最终结果是一个 RAG 管道,旨在提供 Hacker News 上 last_k 条帖子的摘要列表,并在后面附带源 URL。
from getpass import getpass
import os
os.environ["OPENAI_API_KEY"] = getpass("OpenAI Key: ")
from haystack import Pipeline
from haystack.components.builders.prompt_builder import PromptBuilder
from haystack.components.generators import OpenAIGenerator
prompt_template = """
You will be provided a few of the latest posts in HackerNews, followed by their URL.
For each post, provide a brief summary followed by the URL the full post can be found in.
Posts:
{% for article in articles %}
{{article.content}}
URL: {{article.meta['url']}}
{% endfor %}
"""
prompt_builder = PromptBuilder(template=prompt_template)

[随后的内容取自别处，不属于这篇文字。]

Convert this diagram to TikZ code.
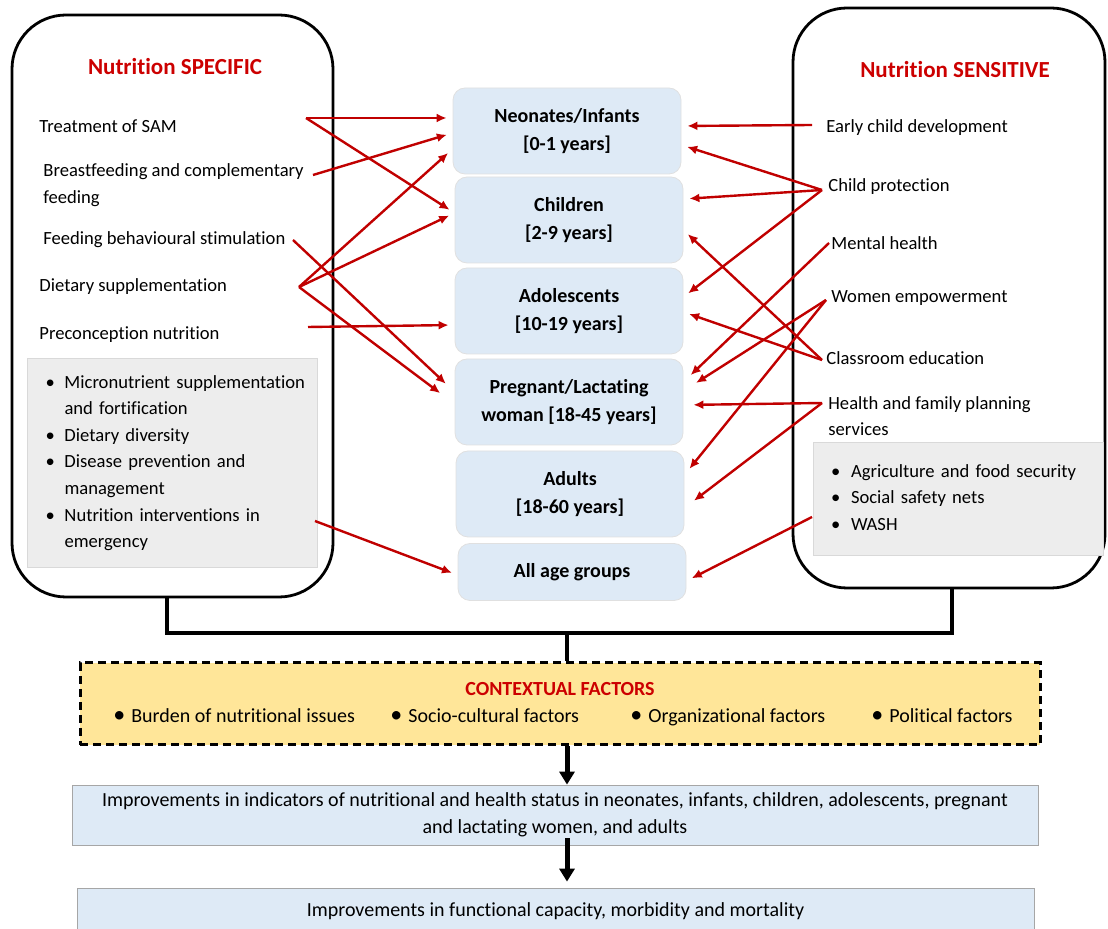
\documentclass[tikz,border=0pt]{standalone}
\usepackage{fontspec}
\setmainfont{Carlito}[Ligatures=NoCommon]
\usetikzlibrary{arrows.meta}
\definecolor{agefill}{RGB}{222,234,246}
\definecolor{boxgrey}{RGB}{237,237,237}
\definecolor{ctxfill}{RGB}{255,230,153}
\definecolor{arrred}{RGB}{192,0,0}
\definecolor{headred}{RGB}{204,0,0}

\begin{document}
\begin{tikzpicture}[x=0.5pt,y=-0.5pt,
    side/.style={draw,line width=1.4pt,rounded corners=27pt},
    head/.style={text=headred,font=\fontsize{11.5}{14}\selectfont\bfseries},
    item/.style={anchor=west,align=left,inner sep=0pt,font=\fontsize{9.3}{13.3}\selectfont},
    age/.style={fill=agefill,draw=black!12,rounded corners=6pt,minimum width=114pt,minimum height=43pt,align=center,font=\fontsize{10}{14}\selectfont\bfseries},
    extra/.style={fill=boxgrey,draw=black!15,text width=127pt,inner xsep=9pt,font=\fontsize{9.3}{13.3}\selectfont},
    factor/.style={anchor=base west,inner sep=0pt,font=\fontsize{10}{12}\selectfont},
    result/.style={fill=agefill,draw=black!35,align=center,font=\fontsize{10}{13.5}\selectfont},
    rarr/.style={-{Latex[length=5pt,width=4.5pt]},draw=arrred,line width=1.2pt,shorten >=3pt},
    link/.style={line width=2pt},
    bigarr/.style={-{Triangle[length=6.5pt,width=7.5pt]},line width=2.5pt}]
    \useasboundingbox (0,0) rectangle (1108,929);

    \node[side,minimum width=160.5pt,minimum height=291pt] (spec) at (172.5,306) {};
    \node[head] (spectitle) at (175,67) {Nutrition SPECIFIC};
    \node[item] (sam) at (39,126) {Treatment of SAM};
    \node[item] (bf) at (43,185) {Breastfeeding and complementary\\feeding};
    \node[item] (fbs) at (43,240) {Feeding behavioural stimulation};
    \node[item] (dsup) at (39,287) {Dietary supplementation};
    \node[item] (prec) at (39,335) {Preconception nutrition};
    \node[extra,minimum height=104.5pt] (specx) at (172.5,462.5) {%
        \begin{tabular}{@{}p{9.5pt}@{}l@{}}
        \textbullet & Micronutrient supplementation\\
                    & and fortification\\
        \textbullet & Dietary diversity\\
        \textbullet & Disease prevention and\\
                    & management\\
        \textbullet & Nutrition interventions in\\
                    & emergency
        \end{tabular}};

    \node[side,minimum width=156pt,minimum height=290pt] (sens) at (949,298) {};
    \node[head] (senstitle) at (955,70) {Nutrition SENSITIVE};
    \node[item] (ecd) at (826,128) {Early child development};
    \node[item] (cp) at (828,187) {Child protection};
    \node[item] (mh) at (831,243) {Mental health};
    \node[item] (we) at (831,298) {Women empowerment};
    \node[item] (ce) at (826,358) {Classroom education};
    \node[item] (hfp) at (828,416) {Health and family planning\\services};
    \node[extra,minimum height=56.5pt] (sensx) at (958,498.5) {%
        \begin{tabular}{@{}p{10pt}@{}l@{}}
        \textbullet & Agriculture and food security\\
        \textbullet & Social safety nets\\
        \textbullet & WASH
        \end{tabular}};

    \node[age] (neo) at (567,131) {Neonates/Infants\\{[0-1 years]}};
    \node[age] (chi) at (569,220) {Children\\{[2-9 years]}};
    \node[age] (ado) at (569,311) {Adolescents\\{[10-19 years]}};
    \node[age] (pre) at (569,402) {Pregnant/Lactating\\woman [18-45 years]};
    \node[age] (adu) at (570,494) {Adults\\{[18-60 years]}};
    \node[age,minimum height=28.5pt] (all) at (572,572) {All age groups};

    \coordinate (jn) at (567,633);
    \node[draw,fill=ctxfill,line width=1.5pt,dash pattern=on 4pt off 2.5pt,minimum width=480pt,minimum height=41pt] (ctx) at (560,704) {};
    \node[text=headred,font=\fontsize{10}{12}\selectfont\bfseries] (ctxtitle) at (560,689) {CONTEXTUAL FACTORS};
    \node[factor] (burden) at (113,723) {{\large\textbullet}\hspace{3pt}Burden of nutritional issues};
    \node[factor] (socio) at (390,723) {{\large\textbullet}\hspace{3pt}Socio-cultural factors};
    \node[factor] (organ) at (630,723) {{\large\textbullet}\hspace{3pt}Organizational factors};
    \node[factor] (polit) at (871,723) {{\large\textbullet}\hspace{3pt}Political factors};
    \draw[link] ([xshift=-3pt]spec.south) |- (jn) -| ([xshift=1.5pt]sens.south);
    \draw[link] (jn) -- (jn |- ctx.north);

    \node[result,minimum width=483pt,minimum height=30pt] (imp1) at (555,815) {Improvements in indicators of nutritional and health status in neonates, infants, children, adolescents, pregnant\\and lactating women, and adults};
    \node[result,minimum width=478.5pt,minimum height=23pt] (imp2) at (555.5,911) {Improvements in functional capacity, morbidity and mortality};
    \coordinate (dn) at (567,838);
    \draw[bigarr] (jn |- ctx.south) -- (jn |- imp1.north);
    \draw[bigarr,shorten >=3pt] (dn) -- (dn |- imp2.north);

    \coordinate (samo) at (306,118);
    \coordinate (bfo) at (313,175);
    \coordinate (fbso) at (293,240);
    \coordinate (dsupo) at (299,287);
    \coordinate (preco) at (308,327);
    \coordinate (emgo) at (315,521);
    \draw[rarr] (samo) -- ([yshift=6.5pt]neo.west);
    \draw[rarr] (samo) -- ([yshift=3.5pt]chi.west);
    \draw[rarr] (bfo) -- ([yshift=-1pt]neo.west);
    \draw[rarr] (dsupo) -- ([yshift=-9pt]neo.west);
    \draw[rarr] (dsupo) -- ([yshift=3.5pt]chi.west);
    \draw[rarr,shorten >=9pt] (dsupo) -- ([yshift=-1pt]pre.west);
    \draw[rarr,shorten >=6pt] (fbso) -- ([yshift=5pt]pre.west);
    \draw[rarr] (preco) -- ([yshift=-7pt]ado.west);
    \draw[rarr] (emgo) -- ([yshift=-1.5pt]all.west);

    \coordinate (ecdo) at (812,125);
    \coordinate (cpo) at (822,190);
    \coordinate (mho) at (829,243);
    \coordinate (weo) at (826,300);
    \coordinate (ceo) at (822,360);
    \coordinate (hfpo) at (822,403);
    \coordinate (washo) at (812,517);
    \draw[rarr] (ecdo) -- ([yshift=2.5pt]neo.east);
    \draw[rarr] (cpo) -- ([yshift=-7pt]neo.east);
    \draw[rarr] (cpo) -- ([yshift=10.5pt]chi.east);
    \draw[rarr] (cpo) -- ([yshift=7pt]ado.east);
    \draw[rarr,shorten >=5pt] (mho) -- ([yshift=10pt]pre.east);
    \draw[rarr,shorten >=7.5pt] (weo) -- ([yshift=5.5pt]pre.east);
    \draw[rarr,shorten >=4pt] (weo) -- ([yshift=9.5pt]adu.east);
    \draw[rarr] (ceo) -- ([yshift=-5pt]chi.east);
    \draw[rarr] (ceo) -- ([yshift=-0.5pt]ado.east);
    \draw[rarr,shorten >=5pt] (hfpo) -- ([yshift=-1.5pt]pre.east);
    \draw[rarr,shorten >=6pt] (hfpo) -- ([yshift=-7pt]adu.east);
    \draw[rarr] (washo) -- ([yshift=-4.5pt]all.east);
\end{tikzpicture}
\end{document}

llm = OpenAIGenerator(model="gpt-4")
fetcher = HackernewsNewestFetcher()
pipe = Pipeline()
pipe.add_component("hackernews_fetcher", fetcher)
pipe.add_component("prompt_builder", prompt_builder)
pipe.add_component("llm", llm)
pipe.connect("hackernews_fetcher.articles", "prompt_builder.articles")
pipe.connect("prompt_builder.prompt", "llm.prompt")
result = pipe.run(data={"hackernews_fetcher": {"last_k": 3}})
print(result['llm']['replies'][0])